*GOAL OF THE EXERCISE:* Go through the data and copy every line exactly, but not the images.

Start of DATA BLOCK

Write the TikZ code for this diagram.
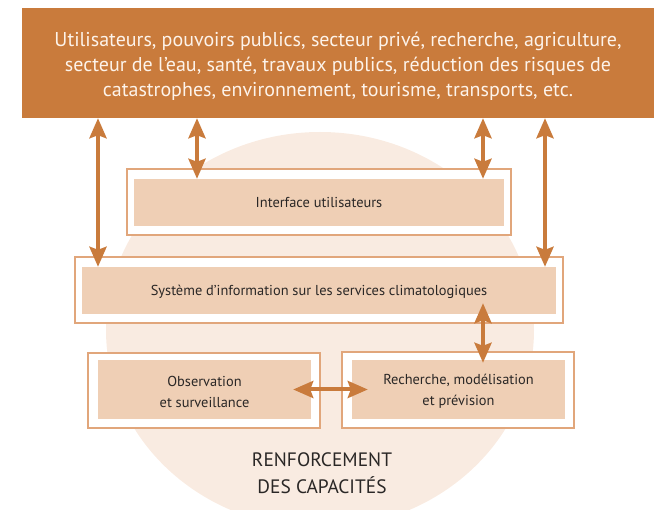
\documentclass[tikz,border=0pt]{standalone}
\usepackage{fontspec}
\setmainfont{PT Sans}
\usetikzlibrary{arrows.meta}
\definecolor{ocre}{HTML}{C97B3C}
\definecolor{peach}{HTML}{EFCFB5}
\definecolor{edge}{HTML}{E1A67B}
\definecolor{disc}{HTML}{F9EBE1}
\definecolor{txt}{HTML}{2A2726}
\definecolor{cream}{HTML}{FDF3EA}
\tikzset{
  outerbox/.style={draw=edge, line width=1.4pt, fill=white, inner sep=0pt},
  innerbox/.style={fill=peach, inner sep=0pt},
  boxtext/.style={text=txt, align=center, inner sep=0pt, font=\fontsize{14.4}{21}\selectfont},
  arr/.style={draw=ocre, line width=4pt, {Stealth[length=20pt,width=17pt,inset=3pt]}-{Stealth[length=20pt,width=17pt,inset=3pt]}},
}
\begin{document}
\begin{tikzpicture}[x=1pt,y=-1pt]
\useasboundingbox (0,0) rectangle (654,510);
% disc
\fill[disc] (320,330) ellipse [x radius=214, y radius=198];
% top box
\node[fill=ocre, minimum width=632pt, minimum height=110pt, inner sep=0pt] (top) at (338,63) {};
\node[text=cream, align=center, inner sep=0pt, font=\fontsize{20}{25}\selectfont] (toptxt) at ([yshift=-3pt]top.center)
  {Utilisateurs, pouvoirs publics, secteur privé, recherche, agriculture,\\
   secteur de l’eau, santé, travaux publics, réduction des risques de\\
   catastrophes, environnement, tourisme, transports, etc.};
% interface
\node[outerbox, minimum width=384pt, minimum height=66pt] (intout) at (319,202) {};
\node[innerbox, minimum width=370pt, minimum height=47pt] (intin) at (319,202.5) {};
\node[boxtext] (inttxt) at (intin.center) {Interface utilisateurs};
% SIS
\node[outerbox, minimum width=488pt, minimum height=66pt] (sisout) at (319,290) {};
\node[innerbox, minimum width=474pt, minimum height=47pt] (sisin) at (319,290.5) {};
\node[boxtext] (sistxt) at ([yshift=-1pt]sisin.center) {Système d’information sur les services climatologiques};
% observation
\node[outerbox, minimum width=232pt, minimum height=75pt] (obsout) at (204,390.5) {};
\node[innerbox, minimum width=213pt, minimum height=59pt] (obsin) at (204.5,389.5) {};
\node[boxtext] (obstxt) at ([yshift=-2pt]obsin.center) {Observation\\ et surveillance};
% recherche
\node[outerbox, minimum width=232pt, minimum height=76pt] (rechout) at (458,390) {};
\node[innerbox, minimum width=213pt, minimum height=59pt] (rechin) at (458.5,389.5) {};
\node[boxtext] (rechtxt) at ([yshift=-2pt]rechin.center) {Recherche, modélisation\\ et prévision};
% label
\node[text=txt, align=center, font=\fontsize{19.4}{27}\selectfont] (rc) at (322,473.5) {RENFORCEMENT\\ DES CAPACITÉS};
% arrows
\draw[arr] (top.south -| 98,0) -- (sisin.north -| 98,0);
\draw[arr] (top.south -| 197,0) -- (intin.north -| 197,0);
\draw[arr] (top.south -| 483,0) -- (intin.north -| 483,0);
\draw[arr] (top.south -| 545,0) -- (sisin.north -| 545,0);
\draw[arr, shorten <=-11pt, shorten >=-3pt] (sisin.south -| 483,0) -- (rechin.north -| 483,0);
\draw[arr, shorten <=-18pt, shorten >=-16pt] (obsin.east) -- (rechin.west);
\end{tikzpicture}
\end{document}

End of DATA BLOCK

*EXERCISE RESULT:*
Write the TikZ code for this diagram.
\documentclass[tikz,border=0pt]{standalone}
\usepackage{fontspec}
\setmainfont{PT Sans}
\usetikzlibrary{arrows.meta}
\definecolor{ocre}{HTML}{C97B3C}
\definecolor{peach}{HTML}{EFCFB5}
\definecolor{edge}{HTML}{E1A67B}
\definecolor{disc}{HTML}{F9EBE1}
\definecolor{txt}{HTML}{2A2726}
\definecolor{cream}{HTML}{FDF3EA}
\tikzset{
  outerbox/.style={draw=edge, line width=1.4pt, fill=white, inner sep=0pt},
  innerbox/.style={fill=peach, inner sep=0pt},
  boxtext/.style={text=txt, align=center, inner sep=0pt, font=\fontsize{14.4}{21}\selectfont},
  arr/.style={draw=ocre, line width=4pt, {Stealth[length=20pt,width=17pt,inset=3pt]}-{Stealth[length=20pt,width=17pt,inset=3pt]}},
}
\begin{document}
\begin{tikzpicture}[x=1pt,y=-1pt]
\useasboundingbox (0,0) rectangle (654,510);
% disc
\fill[disc] (320,330) ellipse [x radius=214, y radius=198];
% top box
\node[fill=ocre, minimum width=632pt, minimum height=110pt, inner sep=0pt] (top) at (338,63) {};
\node[text=cream, align=center, inner sep=0pt, font=\fontsize{20}{25}\selectfont] (toptxt) at ([yshift=-3pt]top.center)
  {Utilisateurs, pouvoirs publics, secteur privé, recherche, agriculture,\\
   secteur de l’eau, santé, travaux publics, réduction des risques de\\
   catastrophes, environnement, tourisme, transports, etc.};
% interface
\node[outerbox, minimum width=384pt, minimum height=66pt] (intout) at (319,202) {};
\node[innerbox, minimum width=370pt, minimum height=47pt] (intin) at (319,202.5) {};
\node[boxtext] (inttxt) at (intin.center) {Interface utilisateurs};
% SIS
\node[outerbox, minimum width=488pt, minimum height=66pt] (sisout) at (319,290) {};
\node[innerbox, minimum width=474pt, minimum height=47pt] (sisin) at (319,290.5) {};
\node[boxtext] (sistxt) at ([yshift=-1pt]sisin.center) {Système d’information sur les services climatologiques};
% observation
\node[outerbox, minimum width=232pt, minimum height=75pt] (obsout) at (204,390.5) {};
\node[innerbox, minimum width=213pt, minimum height=59pt] (obsin) at (204.5,389.5) {};
\node[boxtext] (obstxt) at ([yshift=-2pt]obsin.center) {Observation\\ et surveillance};
% recherche
\node[outerbox, minimum width=232pt, minimum height=76pt] (rechout) at (458,390) {};
\node[innerbox, minimum width=213pt, minimum height=59pt] (rechin) at (458.5,389.5) {};
\node[boxtext] (rechtxt) at ([yshift=-2pt]rechin.center) {Recherche, modélisation\\ et prévision};
% label
\node[text=txt, align=center, font=\fontsize{19.4}{27}\selectfont] (rc) at (322,473.5) {RENFORCEMENT\\ DES CAPACITÉS};
% arrows
\draw[arr] (top.south -| 98,0) -- (sisin.north -| 98,0);
\draw[arr] (top.south -| 197,0) -- (intin.north -| 197,0);
\draw[arr] (top.south -| 483,0) -- (intin.north -| 483,0);
\draw[arr] (top.south -| 545,0) -- (sisin.north -| 545,0);
\draw[arr, shorten <=-11pt, shorten >=-3pt] (sisin.south -| 483,0) -- (rechin.north -| 483,0);
\draw[arr, shorten <=-18pt, shorten >=-16pt] (obsin.east) -- (rechin.west);
\end{tikzpicture}
\end{document}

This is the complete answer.